Mendengar kata kampung halaman, ingatan saya langsung kembali ke masa kecil yang penuh keceriaan. Terbayang momen-momen saat bermain bersama teman-teman dengan segala permainan dan keseruannya.
Salah satu kenangan yang paling saya nantikan adalah bermain hujan. Saya masih ingat betapa serunya mengayuh sepeda di tengah derasnya hujan, merasakan tetesan air yang menampar wajah. Berlarian ke sana kemari sambil mencari guyuran air besar dari pipa pembuangan di atap rumah adalah kebahagiaan sederhana yang sulit dilupakan. Hingga kini, di usia 30 tahun, saya masih sering merindukan momen itu—ingin sekali rasanya kembali merasakan hujan seperti masa kecil dulu.
Selain itu, ada juga permainan sederhana yang sangat melekat dalam ingatan saya, yaitu permainan tutup botol. Caranya, saya mengumpulkan sepuluh tutup botol, lalu menyelipkan uang di antara salah satunya. Teman-teman saya diminta menebak di mana letak uang itu. Untuk bisa menebak, mereka harus membayar terlebih dahulu. Jika tebakannya benar, hadiah akan diberikan. Namun, bila salah, uang mereka hangus.
Dari permainan kecil itu, saya bisa mendapatkan uang untuk membeli kentang dan permen. Kentang biasanya saya nikmati sendiri, sementara permen sengaja saya beli banyak agar bisa dibagikan kepada teman-teman. Anehnya, permen itu selalu habis tak bersisa.
Mungkin dari situlah terlihat bahwa sejak kecil saya sudah memiliki jiwa bisnis sekaligus rasa ingin berbagi. Dua hal itu kemudian tumbuh bersama saya hingga sekarang.
Hal lain yang paling saya rindukan dari kampung halaman adalah suasana lebaran.

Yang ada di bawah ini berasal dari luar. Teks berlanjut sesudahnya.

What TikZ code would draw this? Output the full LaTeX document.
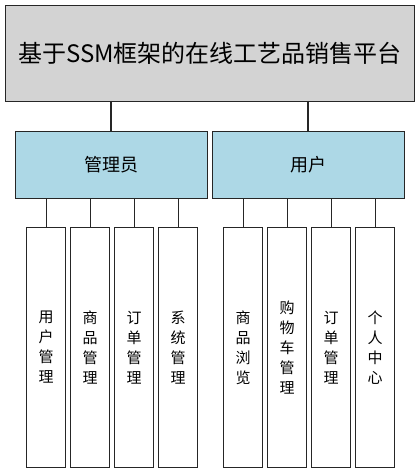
\documentclass[tikz,border=0pt]{standalone}
\usepackage{fontspec}
\newfontfamily\cjk{Noto Sans CJK SC}
\definecolor{topgray}{HTML}{D3D3D3}
\definecolor{midblue}{HTML}{ADD8E6}
\definecolor{edge}{HTML}{262626}
\begin{document}
\begin{tikzpicture}[x=1pt,y=-1pt,
  box/.style={draw=edge,line width=1.1pt,inner sep=0pt,anchor=north west},
  titlebox/.style={box,fill=topgray,font=\cjk\fontsize{24}{28}\selectfont},
  rolebox/.style={box,fill=midblue,font=\cjk\fontsize{18}{21}\selectfont},
  leafbox/.style={box,fill=white,align=center,font=\cjk\fontsize{15}{20}\selectfont},
  link/.style={draw=edge,line width=1.1pt}]
\useasboundingbox (0,0) rectangle (419,473);
\node[titlebox,minimum width=409pt,minimum height=96pt] (top) at (5,5) {基于SSM框架的在线工艺品销售平台};
\node[rolebox,minimum width=192pt,minimum height=67pt] (admin) at (15,131) {管理员};
\node[rolebox,minimum width=192pt,minimum height=67pt] (user) at (212,131) {用户};
\foreach \n/\x/\t in {a1/26/{用\\户\\管\\理}, a2/70/{商\\品\\管\\理}, a3/114/{订\\单\\管\\理}, a4/158/{系\\统\\管\\理},
  u1/223/{商\\品\\浏\\览}, u2/267/{购\\物\\车\\管\\理}, u3/311/{订\\单\\管\\理}, u4/355/{个\\人\\中\\心}}
  \node[leafbox,minimum width=39pt,minimum height=240pt] (\n) at (\x,227) {\t};
\coordinate (tA) at (111,101);
\coordinate (tU) at (308,101);
\draw[link] (tA) -- (tA |- admin.north);
\draw[link] (tU) -- (tU |- user.north);
\foreach \n in {a1,a2,a3,a4} \draw[link] (\n.north) -- (\n.north |- admin.south);
\foreach \n in {u1,u2,u3,u4} \draw[link] (\n.north) -- (\n.north |- user.south);
\end{tikzpicture}
\end{document}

Momen tahunan itu memang selalu ditunggu-tunggu oleh anak-anak di seluruh dunia, termasuk di Pakistan, juga oleh saya.
Sehari sebelum lebaran, saya biasanya pergi ke toko untuk membeli petasan dalam jumlah banyak. Lalu, tepat setelah shalat Idulfitri dan khutbah selesai, anak-anak berlarian keluar masjid untuk menyalakan petasan. Suasananya sangat meriah, penuh tawa, dan membahagiakan.
Sayangnya, kenangan indah itu sudah lama tidak saya rasakan lagi. Sudah 15 tahun saya tidak merayakan Idulfitri di kampung halaman. Rindu itu begitu dalam, dan di usia 30 tahun ini saya berniat mengobatinya dengan pulang kampung saat lebaran nanti. Meski saya sadar, suasananya tentu sudah banyak berubah, dan saya pun sudah bukan anak kecil atau remaja lagi. Kini saya adalah seorang kepala keluarga dengan dua orang anak.
Ada juga satu kenangan menjelang lebaran yang selalu membuat saya tersenyum sendiri saat mengingatnya. Di kampung halaman, sudah menjadi kebiasaan bahwa hampir semua orang ikut berjualan menjelang hari raya. Saya pun ikut-ikutan, meski barang dagangan saya hanyalah roti, garam, dan gula yang saya ambil begitu saja dari dapur rumah. Kekonyolan itu ternyata ikut menumbuhkan jiwa dagang yang saya jalani hingga hari ini.
Saat ini, fokus utama saya masih di Indonesia untuk menjalankan usaha. Namun, kelak di masa tua, tidak menutup kemungkinan saya akan kembali menetap di kampung halaman, menikmati hari-hari bersama keluarga.
Melalui buku ini, saya juga ingin meninggalkan sebuah catatan harapan: jika Allah memberi rezeki, saya ingin membangun rumah atau pondok untuk anak yatim dan dhuafa di kampung halaman. Tempat tinggal yang layak, yang bisa menampung mereka secara gratis sampai mereka menikah.